I pericoli per l’economia mondiale: Cina sempre più aggressiva

(di Massimiliano D'Elia)
29/12/15

Pechino sostiene che, secondo l'accordo di adesione all'Organizzazione mondiale del commercio (Omc), del 2001, la Cina nel 2016 diventerà automaticamente un'economia di mercato.

Cosa vuol dire? Un Paese che vuole fondare la propria organizzazione economica sulla proprietà privata, sulla libertà d’impresa e sullo scambio di beni e servizi in mercati liberi.

Il timore è che, permettere ad un colosso quale la Cina di immettere nel mercato i propri prodotti e capacità industriali, potrebbe significare per noi dover ridisegnare la politica e l’organizzazione economica.

Il costo del lavoro in Italia e nei Paesi dell’Unione è molto alto poiché comprende tutele previdenziali per i lavoratori e adeguamenti a salvaguardia dell’ambiente per gli impianti industriali. Nel prezzo finale del prodotto è inserito tutto. In Cina, invece, persiste il fenomeno dello sfruttamento dei lavoratori e dei minori, il problema della scarsa qualità delle materie prime utilizzate, il mancato adeguamento delle industrie alle rigide direttive previste dal Protocollo di Kyoto in materia dei gas serra.
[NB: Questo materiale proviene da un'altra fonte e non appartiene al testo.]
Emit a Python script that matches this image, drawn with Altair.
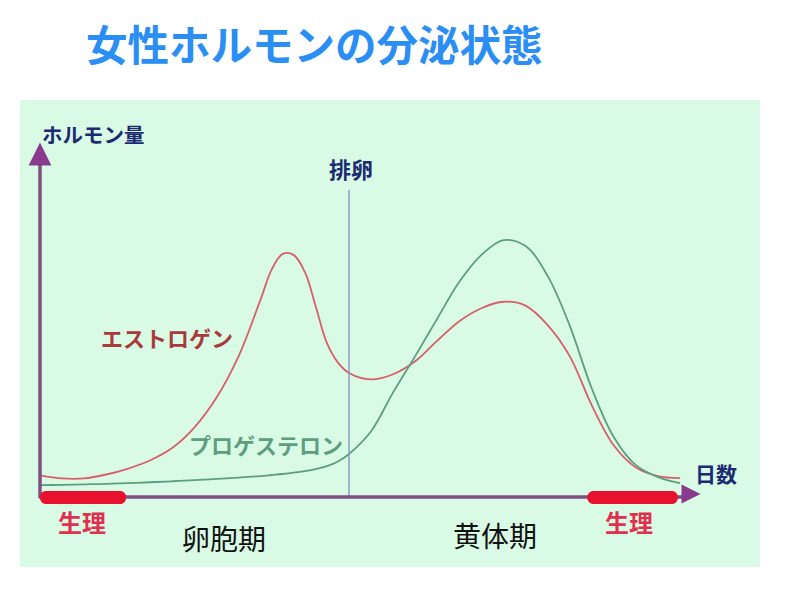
import altair as alt
import pandas as pd

# ---- data ----
days = [0, 1, 2, 3, 4, 5, 6, 7, 8, 9, 10, 10.5, 11, 11.5, 12, 12.5, 13, 13.5, 14,
        15, 16, 17, 18, 19, 20, 21, 22, 23, 24, 25, 26, 27, 28, 29]
estrogen = [8.0, 6.8, 6.8, 8.3, 10.6, 13.8, 18.6, 26.5, 38, 54, 76, 87.5, 93.5, 93, 86.5, 73, 59, 51.5, 47.5,
            45, 47, 52, 60, 67.5, 72.5, 75, 73.5, 66, 54, 35, 19.5, 11, 7.7, 6.9]
progesterone = [4.2, 4.3, 4.5, 4.7, 5.0, 5.3, 5.7, 6.1, 6.6, 7.1, 7.7, 8.1, 8.5, 9.0, 9.6, 10.4, 11.5, 13.3, 16.2,
                25, 40, 54, 68.5, 82.7, 93.1, 98.8, 96.5, 85, 65.8, 41.5, 22.7, 11.9, 7.3, 5.0]
series_names = ["エストロゲン", "プロゲステロン"]
series_colors = ["#d65f6b", "#5c9e7e"]
ovulation_day = [14]
period_start = [0, 24.8]
period_end = [3.9, 28.9]

rows = []
for d, e, p in zip(days, estrogen, progesterone):
    rows.append({"day": d, "level": e, "hormone": series_names[0]})
    rows.append({"day": d, "level": p, "hormone": series_names[1]})
df = pd.DataFrame(rows)
ov = pd.DataFrame({"day": ovulation_day})
per = pd.DataFrame({"start": period_start, "end": period_end})

xs = alt.Scale(domain=[0, 28], range=[40, 658], nice=False, zero=False)
ys = alt.Scale(domain=[0, 100], range=[496, 237], nice=False, zero=False)

one = pd.DataFrame({"k": [0]})
base = alt.Chart(one)

panel = base.mark_rect(color="#d9fbe5").encode(
    x=alt.value(20), x2=alt.value(760), y=alt.value(100), y2=alt.value(567))

curves = alt.Chart(df).mark_line(interpolate="catmull-rom", strokeWidth=1.8).encode(
    x=alt.X("day:Q", scale=xs, axis=None),
    y=alt.Y("level:Q", scale=ys, axis=None),
    color=alt.Color("hormone:N", scale=alt.Scale(domain=series_names, range=series_colors), legend=None),
)

ov_line = alt.Chart(ov).mark_rule(color="#8c9dc2", strokeWidth=1.5).encode(
    x=alt.X("day:Q", scale=xs, axis=None), y=alt.value(190), y2=alt.value(497))

axis_col = "#7d4f82"
y_axis = base.mark_rule(color=axis_col, strokeWidth=3.5).encode(
    x=alt.value(40), y=alt.value(498), y2=alt.value(160))
x_axis = base.mark_rule(color=axis_col, strokeWidth=3.5).encode(
    x=alt.value(39), x2=alt.value(688), y=alt.value(497))

y_arrow = base.mark_point(shape="M-1,1L0,-1L1,1Z", filled=True, opacity=1,
                          color="#8a3a8e", size=520).encode(
    x=alt.value(40), y=alt.value(154))
x_arrow = base.mark_point(shape="M-1,-1L1,0L-1,1Z", filled=True, opacity=1,
                          color="#8a3a8e", size=360).encode(
    x=alt.value(691), y=alt.value(494))

periods = alt.Chart(per).mark_rect(color="#e8122e", cornerRadius=6).encode(
    x=alt.X("start:Q", scale=xs, axis=None), x2="end:Q",
    y=alt.value(491), y2=alt.value(504))

FONT = "Noto Sans CJK JP"


def label(txt, x, y, size, color, weight="bold", align="center"):
    return base.mark_text(font=FONT, fontSize=size, fontWeight=weight, color=color,
                          align=align, baseline="middle").encode(
        x=alt.value(x), y=alt.value(y), text=alt.value(txt))


texts = [
    label("女性ホルモンの分泌状態", 86, 49, 41.5, "#2b8ef5", align="left"),
    label("ホルモン量", 42, 137, 20.5, "#1c2a72", align="left"),
    label("排卵", 351, 171, 22, "#1c2a72"),
    label("日数", 716, 476, 21, "#1c2a72"),
    label("エストロゲン", 167, 340, 22, "#a83a3c"),
    label("プロゲステロン", 266, 447, 22, "#5e9e7e"),
    label("生理", 82, 525, 24, "#e0304f"),
    label("生理", 629, 525, 24, "#e0304f"),
    label("卵胞期", 224, 542, 28, "#111111", weight="normal"),
    label("黄体期", 495, 539, 28, "#111111", weight="normal"),
]

chart = alt.layer(panel, curves, ov_line, y_axis, x_axis, periods, y_arrow, x_arrow, *texts).properties(
    width=800, height=601, padding=0, autosize="none", background="white"
).configure_view(stroke=None)

chart.save("out.html", embed_options={"renderer": "svg", "actions": False})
In sintesi, consentendo alla Cina di poter esportare, in maniera convenzionale ed autonoma, i propri prodotti si potrebbe creare un corto circuito finanziario a causa dell’eccessiva differenza nei prezzi di uguali prodotti. Di contro, invece, si potrebbe aprire un accesso unico e virtuoso per i prodotti occidentali verso il mercato cinese.
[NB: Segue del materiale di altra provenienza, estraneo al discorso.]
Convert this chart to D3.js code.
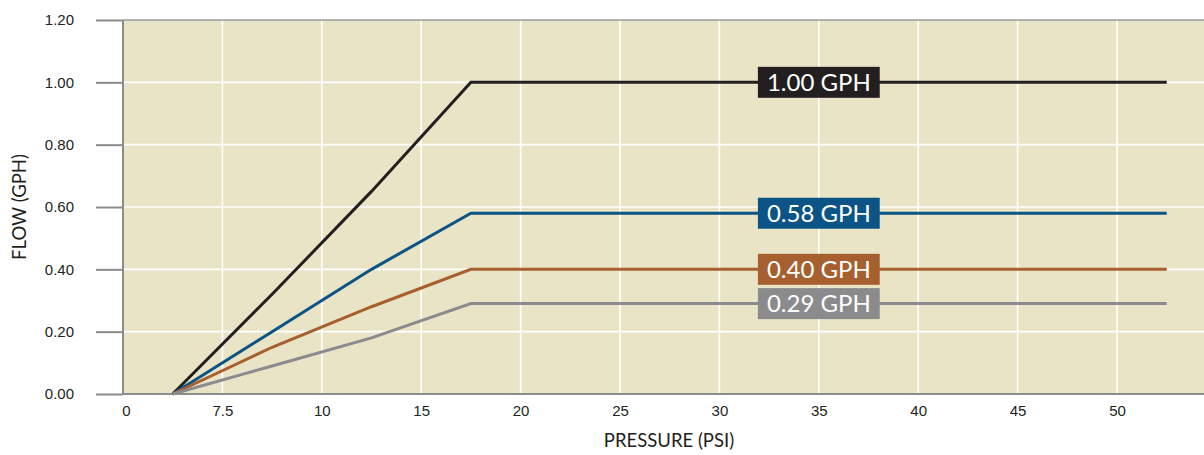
<!DOCTYPE html>
<html lang="en">
<head>
    <meta charset="UTF-8">
    <title>Flow vs Pressure</title>
    <script src="https://d3js.org/d3.v7.min.js"></script>
    <style>
        body { margin: 0; background: #fff; }
        svg { display: block; font-family: Lato, "Liberation Sans", sans-serif; }
        .tick text { font-size: 15px; fill: #231f20; }
        .axis-title { font-size: 18.5px; fill: #231f20; }
        .gph-label { font-size: 24px; fill: #fff; }
    </style>
</head>
<body>
<script>
// Data
const xTickValues = [0, 7.5, 10, 15, 20, 25, 30, 35, 40, 45, 50];
const yTickValues = [0, 0.2, 0.4, 0.6, 0.8, 1.0, 1.2];

const pressure = [3.75, 8.75, 12.5, 17.5, 52.5];
const flow100 = [0, 0.32, 0.65, 1.00, 1.00];
const flow058 = [0, 0.20, 0.40, 0.58, 0.58];
const flow040 = [0, 0.15, 0.28, 0.40, 0.40];
const flow029 = [0, 0.09, 0.18, 0.29, 0.29];

const seriesNames = ["1.00 GPH", "0.58 GPH", "0.40 GPH", "0.29 GPH"];
const seriesColors = ["#231f20", "#0b5485", "#a65f2e", "#8b8b8d"];
const labelAt = 35;

const series = [flow100, flow058, flow040, flow029].map((vals, i) => ({
    name: seriesNames[i],
    color: seriesColors[i],
    points: pressure.map((p, j) => ({p: p, f: vals[j]}))
}));

// Dimensions
const W = 1204, H = 455;
const margin = {top: 20, right: 0, bottom: 61, left: 123};
const step = 99.4;

const svg = d3.select("body").append("svg")
    .attr("width", W)
    .attr("height", H);

// Uneven pressure axis: ticks are evenly spaced
const xDomain = xTickValues.concat([55]);
const x = d3.scaleLinear()
    .domain(xDomain)
    .range(xDomain.map((d, i) => margin.left + i * step));

const y = d3.scaleLinear()
    .domain([0, 1.2])
    .range([H - margin.bottom, margin.top]);

const plotRight = W - margin.right;

// Background
svg.append("rect")
    .attr("x", margin.left)
    .attr("y", margin.top)
    .attr("width", plotRight - margin.left)
    .attr("height", y(0) - margin.top)
    .attr("fill", "#eae4c6");

// Gridlines
svg.append("g")
    .selectAll("line")
    .data(yTickValues.slice(1, -1))
    .join("line")
    .attr("x1", margin.left)
    .attr("x2", plotRight)
    .attr("y1", d => y(d))
    .attr("y2", d => y(d))
    .attr("stroke", "#fff")
    .attr("stroke-width", 1.6);

svg.append("g")
    .selectAll("line")
    .data(xTickValues.slice(1))
    .join("line")
    .attr("x1", d => x(d))
    .attr("x2", d => x(d))
    .attr("y1", margin.top)
    .attr("y2", y(0))
    .attr("stroke", "#fff")
    .attr("stroke-width", 1.6);

// Axes
const yAxis = svg.append("g")
    .attr("transform", `translate(${margin.left},0)`)
    .call(d3.axisLeft(y).tickValues(yTickValues).tickFormat(d3.format(".2f")).tickSize(27).tickPadding(22));
yAxis.select(".domain").remove();
yAxis.selectAll(".tick line").attr("stroke", "#8c8c8c").attr("stroke-width", 2);

const xAxis = svg.append("g")
    .attr("transform", `translate(0,${y(0)})`)
    .call(d3.axisBottom(x).tickValues(xTickValues).tickFormat(d => d).tickSize(0).tickPadding(11));
xAxis.select(".domain").remove();
xAxis.selectAll(".tick text").attr("dx", (d, i) => i === 0 ? 3 : 0);

// Frame lines
svg.append("line")
    .attr("x1", margin.left).attr("x2", plotRight)
    .attr("y1", y(0)).attr("y2", y(0))
    .attr("stroke", "#8c8c8c").attr("stroke-width", 2.2);
svg.append("line")
    .attr("x1", margin.left).attr("x2", margin.left)
    .attr("y1", margin.top).attr("y2", y(0) + 1)
    .attr("stroke", "#8c8c8c").attr("stroke-width", 2);
svg.append("line")
    .attr("x1", margin.left).attr("x2", plotRight)
    .attr("y1", margin.top).attr("y2", margin.top)
    .attr("stroke", "#9a9a9a").attr("stroke-width", 1.5);

// Axis titles
svg.append("text")
    .attr("class", "axis-title")
    .attr("x", 669)
    .attr("y", 447)
    .attr("text-anchor", "middle")
    .text("PRESSURE (PSI)");

svg.append("text")
    .attr("class", "axis-title")
    .attr("transform", `translate(26,${(margin.top + y(0)) / 2}) rotate(-90)`)
    .attr("text-anchor", "middle")
    .text("FLOW (GPH)");

// Lines
const line = d3.line()
    .x(d => x(d.p))
    .y(d => y(d.f));

svg.append("g")
    .selectAll("path")
    .data(series)
    .join("path")
    .attr("d", d => line(d.points))
    .attr("fill", "none")
    .attr("stroke", d => d.color)
    .attr("stroke-width", 3)
    .attr("stroke-linejoin", "miter");

// Labels on lines
const labels = svg.append("g")
    .selectAll("g")
    .data(series)
    .join("g")
    .attr("transform", d => `translate(${x(labelAt)},${y(d.points[d.points.length - 1].f)})`);

labels.append("text")
    .attr("class", "gph-label")
    .attr("text-anchor", "middle")
    .attr("dy", "0.36em")
    .text(d => d.name);

labels.each(function(d) {
    const g = d3.select(this);
    const bb = g.select("text").node().getBBox();
    g.insert("rect", "text")
        .attr("x", bb.x - 9)
        .attr("y", -15.5)
        .attr("width", bb.width + 18)
        .attr("height", 31)
        .attr("fill", d.color);
});
</script>
</body>
</html>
La Commissione Europea, come detto, è chiamata quest’anno a doversi esprimere sul riconoscimento o meno della Cina, quale economia di mercato. Come sempre il parere dei Paesi dell’Unione non è univoco. La proposta deve essere approvata da tutti i 28 Stati membri. Tra loro il principale sostenitore è il Regno Unito, mentre l'Italia è fermamente contraria. La principale economia dell'Unione, la Germania, ha una posizione ambigua: alla fine di ottobre, in occasione di un incontro col primo ministro cinese, Li Keqiang, a Hefei, la cancelliera tedesca, Angela Merkel, dichiarò di essere favorevole "in linea di principio", ma in altre circostanze ha ammesso che il riconoscimento potrebbe essere un'arma a doppio taglio e che il paese asiatico ha ancora molta strada da fare, soprattutto in materia di assegnazione degli appalti pubblici. Ha sottolineato, inoltre, la vulnerabilità di alcuni settori industriali europei, da quello dell'acciaio a quello dell'energia solare.
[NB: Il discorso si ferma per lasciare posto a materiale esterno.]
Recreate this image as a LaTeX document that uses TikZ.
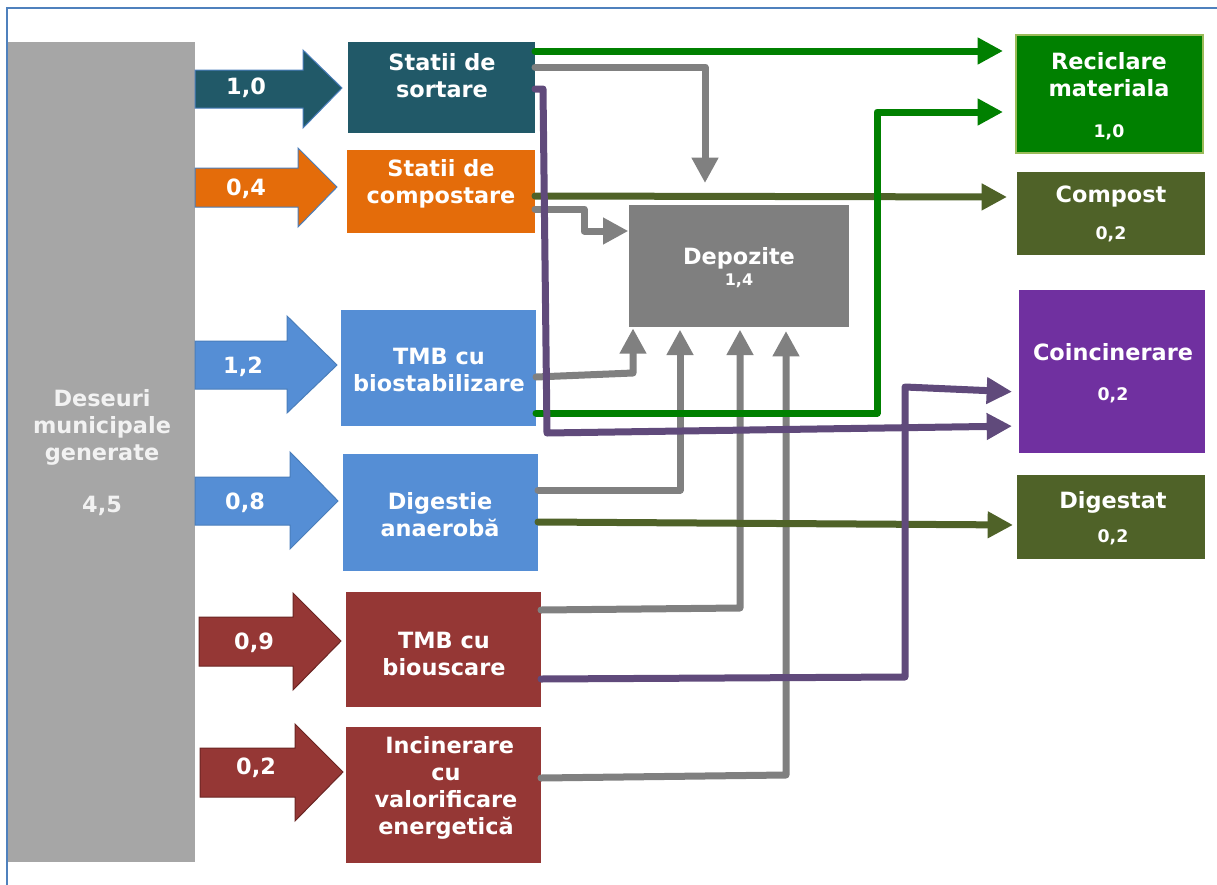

Per i sostenitori, il riconoscimento potrebbe aprire la strada agli investimenti industriali europei in Cina e a quelli cinesi nelle infrastrutture dell'Unione; per i detrattori, minaccerebbe le industrie siderurgica, ceramica e tessile perché sarebbe più difficile applicare tariffe “antidumping”.

Anche gli Usa mettono in guardia l'Europa da una svolta che potrebbe provocare un'inondazione di prodotti cinesi a basso costo nei mercati statunitensi ed europei. L'Economic Policy Institute di Washington stima in 3,5 milioni i posti a rischio.

Secondo fonti della Commissione, invece, i timori dell'industria sarebbero esagerati; a loro tutela si potrebbe ricorrere alle misure di salvaguardia, come quelle contro i sussidi pubblici, usate nei confronti di altre economie di mercato.

In un mondo globalizzato è inimmaginabile non favorire a tutti l’ingresso libero nei mercati. Con prudenza e coralità, l’inevitabile rivisitazione di alcuni parametri commerciali potrebbero favorire un po’ tutti, dai consumatori ai produttori, specialmente in una economia, quella attuale, che mostra sempre più sintomi di stagflazione: modestissime variazioni del PIL, blocco stipendiale dei lavoratori e aumento dei prodotti al consumo superiore alle capacità di acquisto.

Probabilmente abbiamo bisogno del corto circuito che si potrebbe creare con i prodotti e le capacità cinesi.